Celtic's decision to form Scotland's first full-time professional women's football team next year has been welcomed as a "potential game-changer".
Scottish Women's Football chair Vivienne MacLaren told BBC Scotland that it is "wonderful news".
Celtic already compete in the amateur Scottish Women's Premier League.
"All the other clubs around will sit and take notice and it could be a huge development for the women's game up here," MacLaren said.
"Hopefully this will have a domino effect over the next few seasons."
MacLaren suggested that, while some still "don't take it seriously", there had been a change in the attitude over the last four years by larger clubs who had previously treated the women's game as "a second thought".
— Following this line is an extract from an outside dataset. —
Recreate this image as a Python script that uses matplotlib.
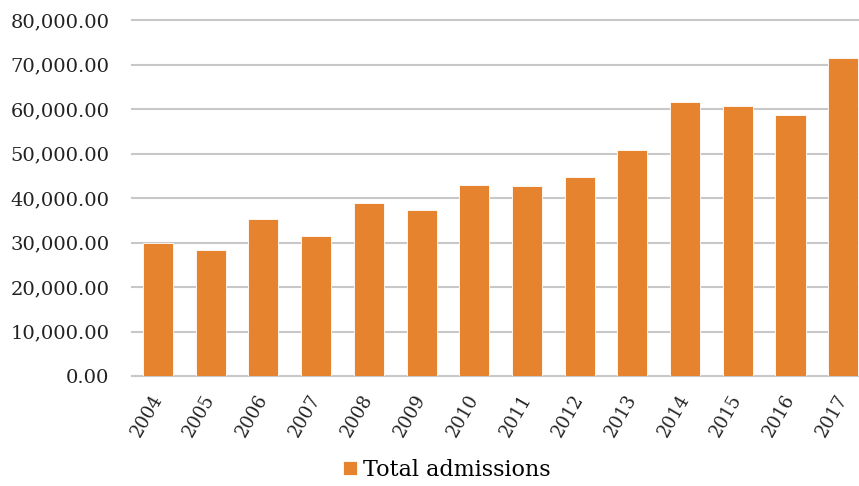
import matplotlib
matplotlib.use("Agg")
import matplotlib.pyplot as plt
from matplotlib.ticker import FuncFormatter

years = ["2004", "2005", "2006", "2007", "2008", "2009", "2010",
         "2011", "2012", "2013", "2014", "2015", "2016", "2017"]
admissions = [29960, 28240, 35210, 31390, 38810, 37300, 42850,
              42630, 44650, 50720, 61570, 60670, 58650, 71530]
series_name = "Total admissions"
yticks = [0, 10000, 20000, 30000, 40000, 50000, 60000, 70000, 80000]

plt.rcParams['font.family'] = ['DejaVu Serif']

fig = plt.figure(figsize=(8.59, 4.86), dpi=100)
ax = fig.add_axes([0.1533, 0.2263, 1.0123 - 0.1533, 0.9588 - 0.2263])

x = list(range(len(years)))
ax.bar(x, admissions, width=0.57, color="#E6832F", edgecolor="white",
       linewidth=0.6, label=series_name, zorder=3)

ax.set_xlim(-0.5, len(years) - 0.5)
ax.set_ylim(0, 80000)
ax.set_yticks(yticks)
ax.yaxis.set_major_formatter(FuncFormatter(lambda v, p: f"{v:,.2f}"))
ax.grid(axis="y", color="#C8C8C8", linewidth=1.5, zorder=0)
for line in ax.get_ygridlines():
    line.set_clip_on(False)
for s in ax.spines.values():
    s.set_visible(False)
ax.tick_params(axis="both", length=0, colors="#222222")
ax.tick_params(axis="y", pad=16, labelsize=14)
ax.set_xticks(x)
ax.set_xticklabels(years, rotation=60, ha="right", va="center",
                   rotation_mode="anchor")
ax.tick_params(axis="x", pad=14, labelsize=13)

fig.legend(loc="center", bbox_to_anchor=(447 / 859, 1 - 470 / 486),
           frameon=False, fontsize=16, handlelength=0.6, handleheight=0.6,
           handletextpad=0.3)

fig.savefig("out.png", dpi=100)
Celtic finished third this season, 23 points behind Glasgow City, who have now won the title 12 times in a row.
But Celtic recently appointed former City boss Eddie Wolecki Black head coach and established K Park in East Kilbride as their home base.
Challenge for Glasgow City
Hearts owner Ann Budge last week told her club's annual meeting that the Edinburgh outfit would be making an annual six-figure investment, taking the running of the current SWPL2 team in-house, with an academy structure and the recruitment of a new manager.
Aberdeen last month announced a new in-house team to take over from the independent Aberdeen Ladies, who have been relegated to Division One North.
Rangers, who finished fourth in the top flight, announced at their recent annual meeting that they would be tripling their investment.
It is likely to mean a greater challenge to champions Glasgow and Hibernian Ladies, who are not in-house at Easter Road but who have emerged as City's main challengers in recent seasons and won both cup competitions in the last campaign.
"Often it's been the smaller, independent clubs, like Glasgow City, who have maintained those standards without having the investment," MacLaren said.
'A very exciting time'
A growing number of Scottish players have in recent years moved to England and other professional leagues in Europe and North America.
However, the Scottish FA has already announced that its national squad will be full-time in the lead up to next summer's World Cup finals.
MacLaren thought Celtic's announcement would help capture the moment as the spotlight falls on women's football globally in France.
"It's a very exciting time in the growth of the women's game, not only in Scotland but the UK," she suggested.
MacLaren pointed out that Glasgow had already been able to attract players from abroad "whether they are coming over to study or whether they are doing work for the club as well as playing".
"This puts Scotland on the map for a woman's player who is looking for a move and to play in a professional environment," she added.